Don Chiodo, veteran voice of CMU football, dies in car crash

Tony Paul
The Detroit News

Central Michigan football is playing in the Mid-American Conference title game for the first time since 2009, and the Chippewas will be playing with some heavy hearts.

Don Chiodo, the veteran radio voice of Central Michigan football and men's basketball, died Wednesday afternoon from injuries suffered in a car accident.

Don Chiodo broadcast CMU football and basketball.

Chiodo, 54, was driving on M-46 west of Saginaw when he collided with a semi-truck.

Word spread quickly throughout the Mount Pleasant campus and community, including text messages to Board of Trustees members, who were in town for a meeting scheduled for Thursday.

“I am truly devastated,” Michael Alford, CMU athletic director, said in a statement on Thursday. “Don was an important part of our athletics family and his passing is a great loss. Don was one of the fiercest advocates for all our programs and had a passion for telling the great stories of our student-athletes.” 

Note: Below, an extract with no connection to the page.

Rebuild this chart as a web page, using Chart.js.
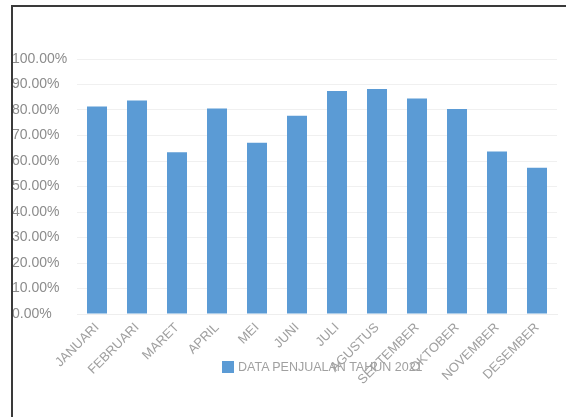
<!DOCTYPE html>
<html>
<head>
<meta charset="utf-8">
<script src="https://cdn.jsdelivr.net/npm/chart.js@4/dist/chart.umd.min.js"></script>
<style>
  html, body { margin: 0; padding: 0; background: #fff; }
  #wrap { position: relative; width: 566px; height: 417px; overflow: hidden; }
  #frame { position: absolute; left: 11px; top: 5px; width: 560px; height: 420px;
           border-left: 2px solid #3a3a3a; border-top: 2px solid #3a3a3a; box-sizing: border-box; }
  #legend { position: absolute; left: 222px; top: 361px; font: 12.5px "Liberation Sans", Arial, sans-serif;
            color: #a0a0a0; white-space: nowrap; line-height: 12px; }
  #legend span { display: inline-block; width: 12px; height: 12px; background: #5b9bd5;
                 vertical-align: top; margin-right: 4px; }
</style>
</head>
<body>
<div id="wrap">
  <canvas id="chart" width="566" height="417"></canvas>
  <div id="frame"></div>
  <div id="legend"><span></span>DATA PENJUALAN TAHUN 2021</div>
</div>
<script>
// Data penjualan per bulan (persen)
const bulan = ['JANUARI', 'FEBRUARI', 'MARET', 'APRIL', 'MEI', 'JUNI', 'JULI', 'AGUSTUS', 'SEPTEMBER', 'OKTOBER', 'NOVEMBER', 'DESEMBER'];
const penjualan = [81.4, 83.7, 63.4, 80.6, 67.2, 77.7, 87.5, 88.2, 84.5, 80.4, 63.7, 57.4];
const seriesLabel = 'DATA PENJUALAN TAHUN 2021';

const ctx = document.getElementById('chart').getContext('2d');
new Chart(ctx, {
  type: 'bar',
  data: {
    labels: bulan,
    datasets: [{
      label: seriesLabel,
      data: penjualan,
      backgroundColor: '#5b9bd5',
      borderWidth: 0,
      barPercentage: 0.5,
      categoryPercentage: 1.0
    }]
  },
  options: {
    responsive: false,
    animation: false,
    layout: { padding: { left: 12, right: 9, top: 59, bottom: 0 } },
    plugins: {
      legend: { display: false }, // legenda dibuat di HTML
      tooltip: { enabled: false }
    },
    scales: {
      x: {
        grid: { display: false, drawTicks: false },
        border: { color: '#eeeeee', width: 1 },
        ticks: {
          color: '#a0a0a0',
          font: { family: 'Liberation Sans, Arial, sans-serif', size: 13 },
          minRotation: 45,
          maxRotation: 45,
          padding: 6,
          autoSkip: false
        },
        afterFit: (scale) => { scale.height = 103; }
      },
      y: {
        min: 0,
        max: 100,
        grid: { color: '#f0f0f0', drawTicks: false },
        border: { display: false },
        ticks: {
          stepSize: 10,
          color: '#8c8c8c',
          crossAlign: 'far',
          font: { family: 'Liberation Sans, Arial, sans-serif', size: 14 },
          callback: (v) => v.toFixed(2) + '%'
        },
        afterFit: (scale) => { scale.width = 65; }
      }
    }
  }
});
</script>
</body>
</html>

Said CMU football coach Jim McElwain: “Today we lost a true CMU Chippewa, someone who cared deeply about our program. Working with Don was a real pleasure as it was clear he had a passion for CMU and our success.

"We will all rally around his family through this tragedy and ensure they know how much Don meant to this program and university.”

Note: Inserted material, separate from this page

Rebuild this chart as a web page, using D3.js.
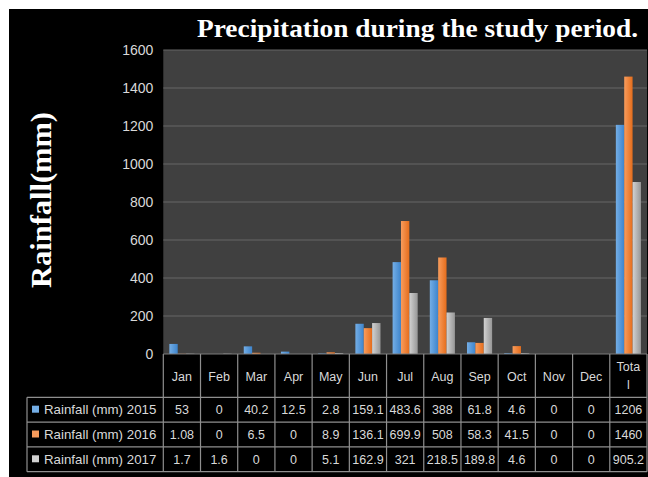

Chiodo was a Warren native who attended Warren Woods-Tower High School, and he graduated from Central Michigan in 1990.

He joined the football broadcasts as a pregame and halftime host for 1996-99, and again in 2009, before he took over the play-by-play duties in 2010.

He also had previous sports-reporting and broadcasting jobs in Saginaw, Traverse City and Mount Pleasant.

On Central Michigan football and basketball, he worked alongside the likes of former Central Michigan football star Brock Gutierrez, as well as Adam Jaksa.

Late in 2018, he found himself in the headlines, after the wife of then-coach John Bonamego verbally accosted Chiodo in the press box because she didn't like a comment he made about the team on a recent postgame show. According to CM Life, the student newspaper, Paulette Bonamego was banned from the football stadium for the rest of the season after the mid-October incident, which wasn't reported until after the season, and shortly after John Bonamego had been fired as head coach.

Don Chiodo, right, with Adam Jaksa.

Chiodo also hosted the weekly football coaches show, this year the "Coach Mac Show" for McElwain.

Chiodo was known for his loyal-to-the-core take on Central Michigan athletics, picking the Chippewas every year in the preseason media poll to win the MAC football championship. He gave Central Michigan its lone first-place vote this year, coming off a 1-11 season, and the Chippewas rewarded his faith by winning the MAC West. Central Michigan will play Miami (Ohio) at noon Saturday at Ford Field for the MAC title.

In a tribute to Chiodo on social media Wednesday night, Central Michigan fans took to adding a "1" to their profile names, a nod to his always picking the Chippewas first.

In his full-time job, Chiodo was a financial adviser and owner of Central Michigan Investment Services.

Chiodo is survived by wife Kimberley, and two daughters. Arrangements are pending.